Having taken in the Bronze Age landscape it’s now time to visit Bellever Tor, so just head back south and walk towards the trig point on the top of the tor. Bellever was thought to have been the central point of Dartmoor and from its rocky outcrops there are splendid views in most directions – fig 15 and fig 16. The tor was once thought to have been a centre for worshiping the old god Baal and possibly the origin of the name – Bellever. In later years the tor and its surrounds were the venue for the annual Bellever Races. Legend also has it that the tor is home to the piskies where many travellers have become ‘pixie led’ such as the unfortunate Tom White. Should you have escaped the attention of the little folk just follow the well defined path down from the tor in a south easterly direction to the last gate – fig 17 which will lead into Loughtor Newtake. Have a look at the two massive pillars that represent the old gateway and notice the old post slots that would have made the original gate. Pass through the modern gate and head up towards Laughter Tor which is clearly marked by a visible path heading in a westerly direction. The first thing you will meet is the western edge of the tor and then a huge, walled rectangular structure, this is the ‘Sheep Measure‘ – fig 18. This is another ideal spot to take a breather and inside provides an excellent shelter from the frequent moorland winds. Don’t be alarmed if you see someone demolishing the wall because some clown has sited a letterbox in the wall which is strictly against the letterboxing code.  Once again you are stood in a prehistoric landscape which is described in greater detail here at the Laughter Tor Complex. The most spectacular feature being the huge menhir known lovingly as the Loughtor Man – fig 19 and its associated stone row – fig 20.

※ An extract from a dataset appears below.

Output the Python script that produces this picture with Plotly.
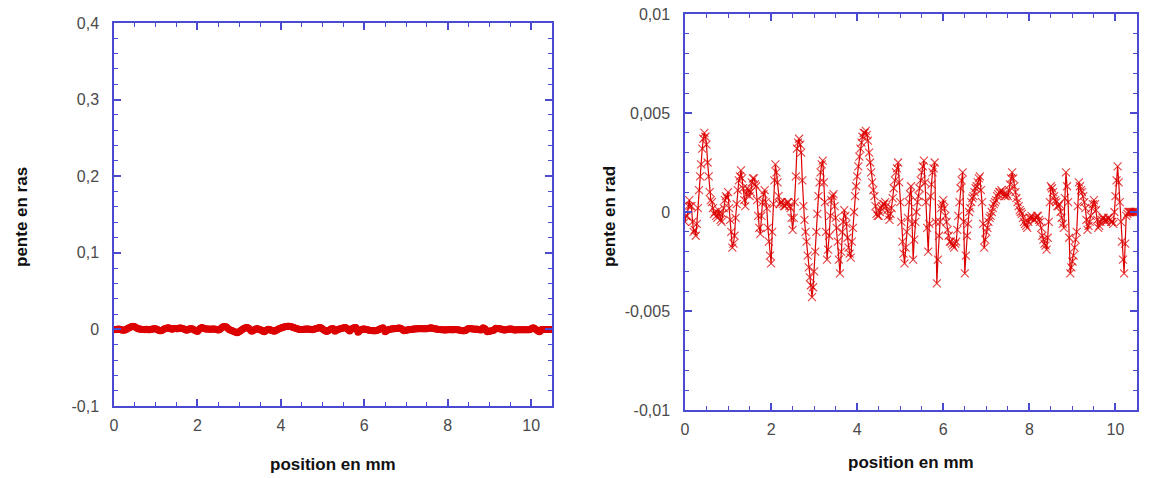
import numpy as np
import plotly.graph_objects as go

# positions (mm): main samples every 0.05 mm, plus in-between samples
x_step = 0.05
n_pts = 211
positions_main = [round(i * x_step, 3) for i in range(n_pts)]
positions_mid = [round(0.025 + i * x_step, 3) for i in range(n_pts - 1)]

# slope values in mrad
slope_mrad_main = [
    -0.5, -0.2, 0.6, 0.3, -1.0, -1.2, 0.2, 1.8, 3.2, 4.0,
    3.4, 1.8, 0.6, 0.2, 0.0, -0.3, -0.1, -0.5, 0.2, 0.8,
    1.0, -0.4, -1.8, -1.2, 0.4, 1.6, 2.1, 1.2, 0.3, 1.2,
    0.8, 1.5, 1.7, 1.3, -0.2, -1.1, 0.5, 1.1, 0.2, -1.5,
    -2.6, 0.4, 2.4, 1.5, 0.4, 0.5, 0.3, 0.4, 0.5, 0.2,
    -0.9, 0.5, 3.2, 3.7, 3.0, 0.3, -1.0, -2.2, -3.3, -4.3,
    -3.0, -1.0, 0.8, 2.0, 2.6, 0.5, -2.4, -1.2, 0.6, 0.9,
    -0.3, -1.5, -3.1, -1.0, 0.1, -0.6, -1.8, -2.3, -0.8, 0.8,
    1.8, 2.8, 3.5, 4.0, 4.1, 3.6, 2.5, 1.5, 0.8, -0.1,
    -0.2, 0.2, 0.4, 0.5, 0.1, -0.4, 0.2, 1.2, 2.0, 2.5,
    0.5, -1.5, -2.6, -1.0, 0.5, 1.3, -2.4, -0.5, 0.5, 1.2,
    2.0, 2.6, 0.5, -2.0, 0.8, 2.0, 2.5, -3.6, -1.2, 0.2,
    0.6, -0.2, -0.9, -1.5, -1.6, -1.8, -1.5, -0.2, 1.2, 2.0,
    -3.1, -1.2, 0.0, 0.5, 0.8, 1.2, 1.5, 1.8, 0.5, -1.8,
    -1.0, -0.5, -0.2, 0.2, 0.5, 0.8, 1.0, 1.1, 0.9, 0.8,
    0.8, 1.4, 2.0, 1.3, 0.7, 0.3, 0.0, -0.3, -0.6, -0.8,
    -0.3, -0.2, -0.4, -0.3, -0.2, -0.5, -1.2, -1.6, -1.9, -0.5,
    1.3, 1.0, 0.6, 0.3, 0.4, -0.3, -0.8, 2.0, 0.5, -3.1,
    -2.5, -1.8, -1.0, 1.5, 1.1, 0.8, 0.2, -0.9, -0.5, 0.2,
    0.6, 0.1, -0.8, -0.5, -0.3, -0.4, -0.4, -0.3, -0.5, -0.6,
    0.8, 2.3, 0.5, -1.5, -3.1, -0.2, 0.0, 0.0, 0.0, 0.0,
    0.0,
]
slope_mrad_mid = [
    -0.2, 0.3, 0.3, -0.5, -0.9, -0.6, 1.1, 2.4, 3.7, 3.8,
    2.5, 1.0, 0.5, -0.1, -0.2, 0.1, -0.4, -0.1, 0.6, 0.7,
    0.2, -1.0, -1.6, -0.3, 1.1, 1.8, 1.7, 0.6, 0.9, 1.1,
    1.0, 1.7, 1.4, 0.6, -0.8, -0.2, 0.9, 0.5, -0.8, -2.2,
    -1.0, 1.6, 2.0, 0.8, 0.5, 0.4, 0.3, 0.5, 0.3, -0.3,
    -0.3, 1.8, 3.5, 3.4, 1.6, -0.4, -1.5, -2.8, -3.7, -3.8,
    -2.0, -0.1, 1.5, 2.4, 1.5, -1.0, -1.9, -0.2, 0.8, 0.3,
    -0.8, -2.4, -2.0, -0.5, -0.2, -1.3, -2.1, -1.5, 0.0, 1.3,
    2.3, 3.2, 3.8, 4.0, 3.9, 3.0, 2.0, 1.1, 0.3, -0.2,
    0.0, 0.3, 0.4, 0.3, -0.2, -0.1, 0.7, 1.6, 2.2, 1.5,
    -0.5, -2.1, -1.8, -0.3, 0.9, -0.6, -1.4, 0.0, 0.8, 1.6,
    2.3, 1.5, -0.8, -0.6, 1.4, 2.2, -0.5, -2.4, -0.5, 0.4,
    0.2, -0.5, -1.2, -1.5, -1.7, -1.6, -0.9, 0.5, 1.6, -0.5,
    -2.2, -0.6, 0.2, 0.7, 1.0, 1.3, 1.7, 1.1, -0.6, -1.4,
    -0.8, -0.3, 0.0, 0.4, 0.6, 0.9, 1.0, 1.0, 0.8, 0.9,
    1.1, 1.7, 1.7, 1.0, 0.5, 0.1, -0.1, -0.5, -0.7, -0.5,
    -0.3, -0.3, -0.4, -0.2, -0.4, -0.8, -1.4, -1.7, -1.3, 0.5,
    1.2, 0.8, 0.5, 0.3, 0.0, -0.6, 0.7, 1.3, -1.3, -2.8,
    -2.2, -1.4, 0.3, 1.3, 1.0, 0.5, -0.4, -0.7, -0.2, 0.4,
    0.4, -0.4, -0.7, -0.4, -0.3, -0.5, -0.3, -0.4, -0.5, 0.0,
    1.6, 1.5, -0.5, -2.4, -1.6, -0.1, 0.0, 0.0, 0.0, 0.0,
]

# merge into a single ordered series
pairs = sorted(zip(positions_main + positions_mid, slope_mrad_main + slope_mrad_mid))
positions = [p for p, _ in pairs]
slope_rad = [v / 1000.0 for _, v in pairs]

x_ticks = [0, 2, 4, 6, 8, 10]
x_ticktext = ["0", "2", "4", "6", "8", "10"]
left_yticks = [-0.1, 0, 0.1, 0.2, 0.3, 0.4]
left_yticktext = ["-0,1", "0", "0,1", "0,2", "0,3", "0,4"]
right_yticks = [-0.01, -0.005, 0, 0.005, 0.01]
right_yticktext = ["-0,01", "-0,005", "0", "0,005", "0,01"]

RED = "#dd0000"
AXIS = "#4b4bd2"
FONT = "Liberation Sans, Arial, sans-serif"

fig = go.Figure()

fig.add_trace(go.Scatter(
    x=positions, y=slope_rad, mode="lines+markers",
    line=dict(color=RED, width=4),
    marker=dict(symbol="circle", size=7, color=RED),
    xaxis="x", yaxis="y", showlegend=False, hoverinfo="skip"))

fig.add_trace(go.Scatter(
    x=positions, y=slope_rad, mode="lines+markers",
    line=dict(color=RED, width=1.2),
    marker=dict(symbol="x-thin", size=8, line=dict(color="rgba(221,0,0,0.75)", width=1.1),
                color=RED),
    xaxis="x2", yaxis="y2", showlegend=False, hoverinfo="skip"))

W, H = 1149, 478

def common_axis(**kw):
    d = dict(showline=True, linecolor=AXIS, linewidth=1.5, mirror="allticks",
             ticks="inside", tickcolor=AXIS, ticklen=7, tickwidth=1.5,
             showgrid=False, zeroline=False, automargin=False,
             tickfont=dict(family=FONT, size=16, color="#4a4a4a"))
    d.update(kw)
    return d

fig.update_layout(
    width=W, height=H, autosize=False,
    margin=dict(l=0, r=0, t=0, b=0, pad=0),
    paper_bgcolor="white", plot_bgcolor="white",
    font=dict(family=FONT),
    xaxis=common_axis(domain=[114 / W, 552 / W], range=[0, 10.5],
                      tickvals=x_ticks, ticktext=x_ticktext, anchor="y",
                      ticklabelstandoff=4,
                      minor=dict(dtick=0.5, ticks="inside", ticklen=4, tickcolor=AXIS, tickwidth=1.2)),
    yaxis=common_axis(domain=[(H - 406) / H, (H - 23) / H], range=[-0.1, 0.4],
                      tickvals=left_yticks, ticktext=left_yticktext, anchor="x",
                      ticklabelstandoff=10,
                      minor=dict(dtick=0.02, ticks="inside", ticklen=4, tickcolor=AXIS, tickwidth=1.2)),
    xaxis2=common_axis(domain=[685 / W, 1137 / W], range=[0, 10.5],
                       tickvals=x_ticks, ticktext=x_ticktext, anchor="y2",
                       ticklabelstandoff=4,
                       minor=dict(dtick=0.5, ticks="inside", ticklen=4, tickcolor=AXIS, tickwidth=1.2)),
    yaxis2=common_axis(domain=[(H - 410) / H, (H - 14) / H], range=[-0.01, 0.01],
                       tickvals=right_yticks, ticktext=right_yticktext, anchor="x2",
                       ticklabelstandoff=10,
                       minor=dict(dtick=0.001, ticks="inside", ticklen=4, tickcolor=AXIS, tickwidth=1.2)),
)

title_font = dict(family=FONT, size=17, color="#111111")
annots = [
    dict(text="<b>position en mm</b>", x=333 / W, y=(H - 464) / H),
    dict(text="<b>position en mm</b>", x=911 / W, y=(H - 462) / H),
    dict(text="<b>pente en ras</b>", x=21 / W, y=(H - 217) / H, textangle=-90),
    dict(text="<b>pente en rad</b>", x=609 / W, y=(H - 217) / H, textangle=-90),
]
for a in annots:
    fig.add_annotation(xref="paper", yref="paper", showarrow=False,
                       xanchor="center", yanchor="middle", font=title_font, **a)

fig.write_html("out.html")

From the menhir simply rejoin the old Postman’s Road and return to Dunnabridge Pound. Before you jump into the car and head home take a quick look inside Dunnabridge Pound and the old pound keepers cottage – fig 21.

I am not going to waste time running through the safety, liability and equipment warnings. Needles to say this walk is on Dartmoor where it can get wet, cold, and very foggy so take appropriate footwear and clothing, preferably an accurate map and compass along with the ability to use both.